[TASK TO COMPLETE]: Copy out each line exactly; pictures stay out of the copy.

** Start of DATA LINES **

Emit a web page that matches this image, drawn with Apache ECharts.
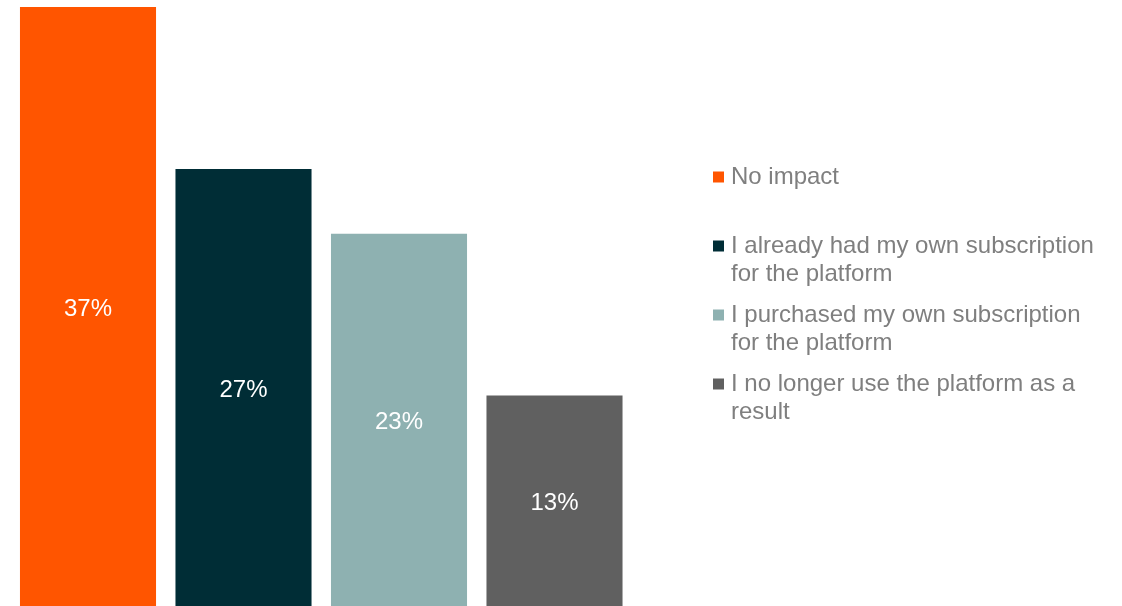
<!DOCTYPE html>
<html>
<head>
<meta charset="utf-8">
<script src="https://cdn.jsdelivr.net/npm/echarts@6/dist/echarts.min.js"></script>
<style>
  html, body { margin: 0; padding: 0; background: #ffffff; }
  #chart { width: 1122px; height: 606px; }
</style>
</head>
<body>
<div id="chart"></div>
<script>
// Survey answers, one bar each
const categories = ['No impact', 'I already had my own subscription for the platform', 'I purchased my own subscription for the platform', 'I no longer use the platform as a result'];
const values = [37, 27, 23, 13];
const colors = ['#FF5500', '#002D36', '#8EB1B1', '#606060'];
// Legend lines, wrapped the way they are shown
const legendLines = [
  ['No impact', ''],
  ['I already had my own subscription', 'for the platform'],
  ['I purchased my own subscription', 'for the platform'],
  ['I no longer use the platform as a', 'result']
];

const FONT = '"Liberation Sans", Arial, sans-serif';

const series = categories.map(function (name, i) {
  const data = categories.map(function (_, j) { return j === i ? values[i] : '-'; });
  return {
    name: name,
    type: 'bar',
    stack: 'all',
    barCategoryGap: '12.5%',
    data: data,
    itemStyle: { color: colors[i] },
    label: {
      show: true,
      position: 'inside',
      offset: [0, 3],
      color: '#ffffff',
      fontFamily: FONT,
      fontSize: 24,
      formatter: function (p) { return p.value + '%'; }
    }
  };
});

const rich = {
  g: { width: 7 },
  s: { width: 18 },
  t: { color: '#7F7F7F', fontFamily: FONT, fontSize: 24, lineHeight: 28 }
};
colors.forEach(function (c, i) {
  rich['m' + i] = { width: 11, height: 11, backgroundColor: c };
});

const chart = echarts.init(document.getElementById('chart'), null, { renderer: 'canvas' });
chart.setOption({
  animation: false,
  grid: { left: 10.25, width: 622, top: 7, bottom: 0 },
  xAxis: { type: 'category', data: categories, show: false },
  yAxis: { type: 'value', min: 0, max: 37, show: false },
  legend: {
    orient: 'vertical',
    left: 703,
    top: 158,
    itemGap: 13,
    itemWidth: 0,
    itemHeight: 0,
    icon: 'rect',
    data: categories,
    selectedMode: false,
    textStyle: { lineHeight: 28, fontFamily: FONT, fontSize: 24, color: '#7F7F7F', rich: rich },
    formatter: function (name) {
      const i = categories.indexOf(name);
      const l = legendLines[i];
      return '{m' + i + '|}{g|}{t|' + l[0] + '}\n{s|}{t|' + (l[1] || ' ') + '}';
    }
  },
  series: series
});
</script>
</body>
</html>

** End of DATA LINES **

[FULL RESPONSE]:
Emit a web page that matches this image, drawn with Apache ECharts.
<!DOCTYPE html>
<html>
<head>
<meta charset="utf-8">
<script src="https://cdn.jsdelivr.net/npm/echarts@6/dist/echarts.min.js"></script>
<style>
  html, body { margin: 0; padding: 0; background: #ffffff; }
  #chart { width: 1122px; height: 606px; }
</style>
</head>
<body>
<div id="chart"></div>
<script>
// Survey answers, one bar each
const categories = ['No impact', 'I already had my own subscription for the platform', 'I purchased my own subscription for the platform', 'I no longer use the platform as a result'];
const values = [37, 27, 23, 13];
const colors = ['#FF5500', '#002D36', '#8EB1B1', '#606060'];
// Legend lines, wrapped the way they are shown
const legendLines = [
  ['No impact', ''],
  ['I already had my own subscription', 'for the platform'],
  ['I purchased my own subscription', 'for the platform'],
  ['I no longer use the platform as a', 'result']
];

const FONT = '"Liberation Sans", Arial, sans-serif';

const series = categories.map(function (name, i) {
  const data = categories.map(function (_, j) { return j === i ? values[i] : '-'; });
  return {
    name: name,
    type: 'bar',
    stack: 'all',
    barCategoryGap: '12.5%',
    data: data,
    itemStyle: { color: colors[i] },
    label: {
      show: true,
      position: 'inside',
      offset: [0, 3],
      color: '#ffffff',
      fontFamily: FONT,
      fontSize: 24,
      formatter: function (p) { return p.value + '%'; }
    }
  };
});

const rich = {
  g: { width: 7 },
  s: { width: 18 },
  t: { color: '#7F7F7F', fontFamily: FONT, fontSize: 24, lineHeight: 28 }
};
colors.forEach(function (c, i) {
  rich['m' + i] = { width: 11, height: 11, backgroundColor: c };
});

const chart = echarts.init(document.getElementById('chart'), null, { renderer: 'canvas' });
chart.setOption({
  animation: false,
  grid: { left: 10.25, width: 622, top: 7, bottom: 0 },
  xAxis: { type: 'category', data: categories, show: false },
  yAxis: { type: 'value', min: 0, max: 37, show: false },
  legend: {
    orient: 'vertical',
    left: 703,
    top: 158,
    itemGap: 13,
    itemWidth: 0,
    itemHeight: 0,
    icon: 'rect',
    data: categories,
    selectedMode: false,
    textStyle: { lineHeight: 28, fontFamily: FONT, fontSize: 24, color: '#7F7F7F', rich: rich },
    formatter: function (name) {
      const i = categories.indexOf(name);
      const l = legendLines[i];
      return '{m' + i + '|}{g|}{t|' + l[0] + '}\n{s|}{t|' + (l[1] || ' ') + '}';
    }
  },
  series: series
});
</script>
</body>
</html>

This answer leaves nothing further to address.